Data in this exercise:
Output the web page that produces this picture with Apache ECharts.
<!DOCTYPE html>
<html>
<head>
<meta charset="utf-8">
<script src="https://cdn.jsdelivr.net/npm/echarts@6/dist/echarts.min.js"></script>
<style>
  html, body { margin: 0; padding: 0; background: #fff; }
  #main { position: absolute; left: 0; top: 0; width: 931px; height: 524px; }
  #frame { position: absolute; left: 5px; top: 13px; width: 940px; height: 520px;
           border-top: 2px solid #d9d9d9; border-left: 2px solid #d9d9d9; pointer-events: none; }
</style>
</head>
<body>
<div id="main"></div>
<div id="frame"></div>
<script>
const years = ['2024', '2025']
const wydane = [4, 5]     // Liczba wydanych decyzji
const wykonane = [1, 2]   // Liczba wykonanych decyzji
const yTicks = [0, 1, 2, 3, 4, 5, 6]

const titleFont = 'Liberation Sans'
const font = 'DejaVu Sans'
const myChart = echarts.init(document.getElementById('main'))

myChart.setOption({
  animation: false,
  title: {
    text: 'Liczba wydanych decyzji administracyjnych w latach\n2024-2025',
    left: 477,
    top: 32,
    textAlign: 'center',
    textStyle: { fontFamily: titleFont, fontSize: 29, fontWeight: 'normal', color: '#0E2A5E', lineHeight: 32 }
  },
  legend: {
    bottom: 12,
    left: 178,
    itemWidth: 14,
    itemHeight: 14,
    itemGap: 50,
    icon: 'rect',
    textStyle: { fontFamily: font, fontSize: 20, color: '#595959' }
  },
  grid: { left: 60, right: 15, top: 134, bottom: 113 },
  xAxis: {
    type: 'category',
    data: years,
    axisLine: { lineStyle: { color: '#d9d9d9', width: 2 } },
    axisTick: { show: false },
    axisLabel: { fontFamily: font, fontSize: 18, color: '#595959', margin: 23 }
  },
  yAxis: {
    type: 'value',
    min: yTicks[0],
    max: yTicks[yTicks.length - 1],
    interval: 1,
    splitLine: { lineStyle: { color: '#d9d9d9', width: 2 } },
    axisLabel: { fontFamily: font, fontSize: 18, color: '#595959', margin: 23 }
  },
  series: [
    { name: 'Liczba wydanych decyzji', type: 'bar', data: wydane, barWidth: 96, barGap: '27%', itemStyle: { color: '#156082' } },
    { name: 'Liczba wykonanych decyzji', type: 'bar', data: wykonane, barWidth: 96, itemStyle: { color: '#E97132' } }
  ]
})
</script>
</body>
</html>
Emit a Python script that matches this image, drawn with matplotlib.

Exercise goal: From the very first line of the data through the line with "const myChart = echarts.init(document.getElementById('main'))" in it, please reproduce each line exactly and output nothing more.

Correct answer:
Output the web page that produces this picture with Apache ECharts.
<!DOCTYPE html>
<html>
<head>
<meta charset="utf-8">
<script src="https://cdn.jsdelivr.net/npm/echarts@6/dist/echarts.min.js"></script>
<style>
  html, body { margin: 0; padding: 0; background: #fff; }
  #main { position: absolute; left: 0; top: 0; width: 931px; height: 524px; }
  #frame { position: absolute; left: 5px; top: 13px; width: 940px; height: 520px;
           border-top: 2px solid #d9d9d9; border-left: 2px solid #d9d9d9; pointer-events: none; }
</style>
</head>
<body>
<div id="main"></div>
<div id="frame"></div>
<script>
const years = ['2024', '2025']
const wydane = [4, 5]     // Liczba wydanych decyzji
const wykonane = [1, 2]   // Liczba wykonanych decyzji
const yTicks = [0, 1, 2, 3, 4, 5, 6]

const titleFont = 'Liberation Sans'
const font = 'DejaVu Sans'
const myChart = echarts.init(document.getElementById('main'))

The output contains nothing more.